Who designs the application for a marriage license? IC 31-11-4-4 sets out the requirements. Subsection (c) reads:

(c) The state department of health shall develop uniform forms for applications for marriage licenses. The state department of health shall furnish these forms to the circuit court clerks. The state department of health may periodically revise these forms.
IC 31-11-4-12 provides that the clerk may refuse to issue a marriage licenses in certain cases, and provides for a hearing on the issue, if requested:
Sec. 12. (a) If it appears that two (2) individuals do not have a right to a marriage license, the clerk of the circuit court shall refuse to issue the license. If the clerk refuses to issue the license and if requested by the individuals, the clerk shall:
(1) certify the refusal to the circuit court; and
(2) notify the individuals of the clerk's actions.
(b) At the earliest practicable time, the court shall hold a hearing on whether a marriage license should be issued to the individuals. The court shall notify the individuals of the time and place of the hearing. The hearing shall be held without a jury and may be held in court or in chambers. The court's finding concerning the issuance of a license is final.
(c) The clerk of the circuit court shall:
(1) issue; or
(2) refuse to issue;
a marriage license in conformance with the court's order.
(d) The individuals who intend to marry are not liable for costs for any actions taken under this section.
As added by P.L.1-1997, SEC.3.

The 2005 Court of Appeals opinion in Sadler v. Morrison sets out the procedure used in Indiana's earlier challenge. From pp. 4-5 of the opinion:

The predecessor to current Indiana Code Section 31-11-1-1(a) was passed in 1986. Similar statutes, commonly referred to as “Defense of Marriage Acts” (“DOMA”), have been passed by at least thirty-seven other states and the federal government. The relevant portion of Indiana’s DOMA at issue today states: “Only a female may marry a male. Only a male may marry a female.” Ind. Code § 31-11-1-1(a). All three couples meet the legal requirements for marriage aside from being of the same gender.

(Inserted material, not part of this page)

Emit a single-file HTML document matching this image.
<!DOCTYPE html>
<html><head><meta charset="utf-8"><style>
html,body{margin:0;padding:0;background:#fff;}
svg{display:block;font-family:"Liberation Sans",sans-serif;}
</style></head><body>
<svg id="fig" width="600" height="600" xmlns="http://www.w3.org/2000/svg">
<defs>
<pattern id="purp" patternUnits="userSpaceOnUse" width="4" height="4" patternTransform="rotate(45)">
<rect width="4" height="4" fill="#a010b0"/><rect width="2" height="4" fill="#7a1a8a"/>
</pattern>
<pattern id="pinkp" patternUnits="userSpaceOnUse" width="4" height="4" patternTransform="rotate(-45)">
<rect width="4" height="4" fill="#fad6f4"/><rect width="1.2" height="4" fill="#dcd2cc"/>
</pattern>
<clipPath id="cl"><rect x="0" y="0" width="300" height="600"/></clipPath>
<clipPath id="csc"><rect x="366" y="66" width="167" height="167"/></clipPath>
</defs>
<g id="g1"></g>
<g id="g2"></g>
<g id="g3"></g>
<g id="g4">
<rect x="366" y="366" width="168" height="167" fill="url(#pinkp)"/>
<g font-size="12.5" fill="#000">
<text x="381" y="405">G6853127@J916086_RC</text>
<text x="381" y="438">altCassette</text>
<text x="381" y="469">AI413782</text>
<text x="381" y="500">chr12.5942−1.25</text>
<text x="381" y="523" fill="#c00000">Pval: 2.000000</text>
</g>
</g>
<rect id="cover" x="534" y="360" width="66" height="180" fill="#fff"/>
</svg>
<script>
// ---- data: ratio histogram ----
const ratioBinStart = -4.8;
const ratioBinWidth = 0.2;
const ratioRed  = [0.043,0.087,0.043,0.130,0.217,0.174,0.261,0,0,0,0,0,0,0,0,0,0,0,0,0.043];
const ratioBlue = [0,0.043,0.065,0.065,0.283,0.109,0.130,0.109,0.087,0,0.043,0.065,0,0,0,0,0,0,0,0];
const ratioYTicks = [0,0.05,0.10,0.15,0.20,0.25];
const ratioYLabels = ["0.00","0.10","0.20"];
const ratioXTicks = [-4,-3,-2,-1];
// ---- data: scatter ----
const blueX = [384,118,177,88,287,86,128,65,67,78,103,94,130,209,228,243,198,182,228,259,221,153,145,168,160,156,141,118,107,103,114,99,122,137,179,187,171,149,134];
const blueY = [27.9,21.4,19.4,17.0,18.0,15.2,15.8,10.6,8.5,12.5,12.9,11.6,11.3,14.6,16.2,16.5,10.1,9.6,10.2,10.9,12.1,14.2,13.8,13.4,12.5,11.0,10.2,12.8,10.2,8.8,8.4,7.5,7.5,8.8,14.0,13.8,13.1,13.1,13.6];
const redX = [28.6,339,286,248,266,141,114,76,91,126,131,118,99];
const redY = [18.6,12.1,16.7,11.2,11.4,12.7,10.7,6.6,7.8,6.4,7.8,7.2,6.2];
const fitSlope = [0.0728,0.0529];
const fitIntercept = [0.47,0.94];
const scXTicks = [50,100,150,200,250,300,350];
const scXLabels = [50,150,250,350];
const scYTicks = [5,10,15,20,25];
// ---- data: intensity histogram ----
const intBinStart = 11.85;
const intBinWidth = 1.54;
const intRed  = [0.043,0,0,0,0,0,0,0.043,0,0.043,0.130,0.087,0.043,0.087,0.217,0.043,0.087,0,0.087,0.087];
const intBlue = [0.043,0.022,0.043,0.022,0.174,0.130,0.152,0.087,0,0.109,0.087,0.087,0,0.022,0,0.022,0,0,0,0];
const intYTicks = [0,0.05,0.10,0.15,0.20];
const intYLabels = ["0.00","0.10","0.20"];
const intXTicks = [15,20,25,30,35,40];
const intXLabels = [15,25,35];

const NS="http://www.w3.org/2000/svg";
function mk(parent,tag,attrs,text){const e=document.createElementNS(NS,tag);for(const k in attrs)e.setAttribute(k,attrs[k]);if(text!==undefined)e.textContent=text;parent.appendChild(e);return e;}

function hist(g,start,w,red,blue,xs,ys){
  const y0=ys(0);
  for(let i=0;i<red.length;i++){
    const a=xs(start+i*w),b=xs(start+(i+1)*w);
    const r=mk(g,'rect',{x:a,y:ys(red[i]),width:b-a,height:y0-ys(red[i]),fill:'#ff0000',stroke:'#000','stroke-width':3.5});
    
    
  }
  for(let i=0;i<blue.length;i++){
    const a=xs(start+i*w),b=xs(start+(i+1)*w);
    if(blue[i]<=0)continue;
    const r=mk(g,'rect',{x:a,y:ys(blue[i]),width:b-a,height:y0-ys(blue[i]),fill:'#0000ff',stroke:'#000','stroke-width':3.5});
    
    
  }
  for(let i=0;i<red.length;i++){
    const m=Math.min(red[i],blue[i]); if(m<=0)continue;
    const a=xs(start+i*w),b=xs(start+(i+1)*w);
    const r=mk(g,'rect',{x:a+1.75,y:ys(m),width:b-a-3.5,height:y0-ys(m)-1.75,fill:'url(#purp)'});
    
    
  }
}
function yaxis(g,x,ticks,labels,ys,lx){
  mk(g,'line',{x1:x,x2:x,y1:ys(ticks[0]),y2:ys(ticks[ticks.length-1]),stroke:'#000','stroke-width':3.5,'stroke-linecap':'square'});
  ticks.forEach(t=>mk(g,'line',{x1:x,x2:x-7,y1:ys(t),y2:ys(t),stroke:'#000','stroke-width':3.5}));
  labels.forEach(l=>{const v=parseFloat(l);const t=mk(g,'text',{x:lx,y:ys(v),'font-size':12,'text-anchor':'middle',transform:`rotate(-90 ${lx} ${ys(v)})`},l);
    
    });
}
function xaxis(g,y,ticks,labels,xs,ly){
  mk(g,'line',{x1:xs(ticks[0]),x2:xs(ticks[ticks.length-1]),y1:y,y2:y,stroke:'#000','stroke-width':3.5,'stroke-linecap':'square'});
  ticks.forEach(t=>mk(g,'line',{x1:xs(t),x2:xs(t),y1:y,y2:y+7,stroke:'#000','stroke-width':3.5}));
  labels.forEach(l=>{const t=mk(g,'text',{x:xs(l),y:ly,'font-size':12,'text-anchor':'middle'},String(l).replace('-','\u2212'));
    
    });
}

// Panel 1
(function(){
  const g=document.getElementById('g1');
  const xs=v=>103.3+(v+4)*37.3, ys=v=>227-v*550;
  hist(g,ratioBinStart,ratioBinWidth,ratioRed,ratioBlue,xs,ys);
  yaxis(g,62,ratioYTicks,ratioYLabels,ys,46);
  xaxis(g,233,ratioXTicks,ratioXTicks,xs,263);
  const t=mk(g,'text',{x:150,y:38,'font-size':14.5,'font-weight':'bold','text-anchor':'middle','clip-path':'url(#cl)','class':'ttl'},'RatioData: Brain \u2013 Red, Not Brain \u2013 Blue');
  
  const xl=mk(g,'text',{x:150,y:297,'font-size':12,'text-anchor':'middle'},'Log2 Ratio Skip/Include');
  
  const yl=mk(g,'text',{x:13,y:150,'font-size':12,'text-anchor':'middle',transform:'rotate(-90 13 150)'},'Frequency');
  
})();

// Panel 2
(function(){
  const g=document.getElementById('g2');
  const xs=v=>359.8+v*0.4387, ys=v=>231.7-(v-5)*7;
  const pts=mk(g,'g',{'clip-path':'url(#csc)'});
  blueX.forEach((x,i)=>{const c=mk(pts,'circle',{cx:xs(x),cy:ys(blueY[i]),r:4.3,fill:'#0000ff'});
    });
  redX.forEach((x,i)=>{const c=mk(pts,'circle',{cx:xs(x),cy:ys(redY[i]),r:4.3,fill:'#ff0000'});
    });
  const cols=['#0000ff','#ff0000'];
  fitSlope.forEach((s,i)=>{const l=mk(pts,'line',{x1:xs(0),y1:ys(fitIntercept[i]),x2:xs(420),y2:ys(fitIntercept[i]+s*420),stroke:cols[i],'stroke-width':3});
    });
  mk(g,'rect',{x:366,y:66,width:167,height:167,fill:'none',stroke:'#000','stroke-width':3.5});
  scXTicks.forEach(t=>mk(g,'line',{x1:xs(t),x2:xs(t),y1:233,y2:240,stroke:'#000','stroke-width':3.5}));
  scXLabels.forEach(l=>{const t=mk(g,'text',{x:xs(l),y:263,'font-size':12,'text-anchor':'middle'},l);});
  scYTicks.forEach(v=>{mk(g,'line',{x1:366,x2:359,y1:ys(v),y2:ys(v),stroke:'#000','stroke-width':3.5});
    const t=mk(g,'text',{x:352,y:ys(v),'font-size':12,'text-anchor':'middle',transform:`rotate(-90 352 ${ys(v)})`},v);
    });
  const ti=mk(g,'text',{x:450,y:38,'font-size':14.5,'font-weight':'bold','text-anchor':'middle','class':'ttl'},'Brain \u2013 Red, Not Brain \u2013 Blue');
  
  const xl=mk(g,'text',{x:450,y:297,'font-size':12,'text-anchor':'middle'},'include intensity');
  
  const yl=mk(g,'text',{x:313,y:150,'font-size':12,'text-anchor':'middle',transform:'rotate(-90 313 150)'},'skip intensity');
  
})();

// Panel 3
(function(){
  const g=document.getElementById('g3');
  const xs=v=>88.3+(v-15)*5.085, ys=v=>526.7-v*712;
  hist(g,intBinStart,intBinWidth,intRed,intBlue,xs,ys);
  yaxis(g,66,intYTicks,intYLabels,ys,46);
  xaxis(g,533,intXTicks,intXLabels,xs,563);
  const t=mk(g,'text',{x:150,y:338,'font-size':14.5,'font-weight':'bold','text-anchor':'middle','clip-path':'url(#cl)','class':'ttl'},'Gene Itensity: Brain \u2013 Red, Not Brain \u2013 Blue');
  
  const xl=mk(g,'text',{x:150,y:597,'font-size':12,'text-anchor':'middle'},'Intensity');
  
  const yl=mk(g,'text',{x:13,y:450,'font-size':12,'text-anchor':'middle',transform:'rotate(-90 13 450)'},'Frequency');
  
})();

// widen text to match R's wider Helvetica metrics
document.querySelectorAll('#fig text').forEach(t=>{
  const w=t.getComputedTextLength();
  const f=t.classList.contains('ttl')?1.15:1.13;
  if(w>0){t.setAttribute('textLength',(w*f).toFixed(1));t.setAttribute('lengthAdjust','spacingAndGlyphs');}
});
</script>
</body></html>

On August 22, 2002, the Plaintiffs filed a declaratory judgment complaint seeking an injunction requiring the Hendricks and Marion County clerks to issue marriage licenses to them because Indiana’s DOMA violated several provisions of the Indiana Constitution, namely, Article 1, § 23; Article 1, § 1; and Article 1, § 12. After the Plaintiffs filed a second amended complaint, the trial court granted the State’s motion to dismiss on May 7, 2003, for failing to state a claim upon which relief could be granted. The Plaintiffs now appeal.

In short, the plaintiffs sought an injunction requiring the clerk to issue licenses instead of filing applications and having them denied. Using this route, IC 31-11-11-1 and its penalty never came into play.